Fractals are good examples of self-similarity. Shown below is an animation of the self-similarity of the Mandelbrot set:

Another well known example of scale invariance in physics is the Wiener process, which is a continuous-time stochastic (random) process. It's also often called standard Brownian motion. No matter how much you zoom into a Wiener process you still get quantitatively the same thing:
 
Also, taken from the page on scale invariance:

In quantum field theory, scale invariance has an interpretation in terms of particle physics. In a scale-invariant theory, the strength of particle interactions does not depend on the energy of the particles involved.

My last example (though scale invariance shows up in many places in physics and astronomy) is something in which I personally study as a researcher, and that is the self-similarity of the dark matter halo profile. The dark matter halos surrounding dwarf galaxies up to the largest bound structures in the universe (galaxy clusters), all seem to follow a fairly simple density profile.

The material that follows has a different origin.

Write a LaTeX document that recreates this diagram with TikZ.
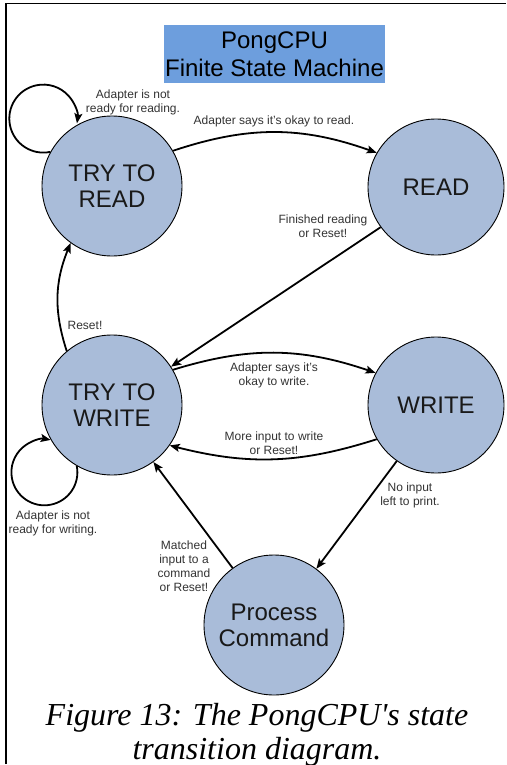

This density profile is called the Navarro-Frenk-White (NFW) profile, and has the following form:
$$ \rho_{NFW}(r) = \frac{\delta_{c} \rho_{crit}}{\frac{r}{r_{s}} \left(1 + \frac{r}{r_{s}} \right)^{2}}$$
As far as I know, people still don't completely understand why, physically speaking, this profile is what you observe in large gravity only simulations over many decades of mass. The underlying physics is simple, it's just gravitational interactions between particles, but the intuition as to why they form these structures in bulk has not been properly explained.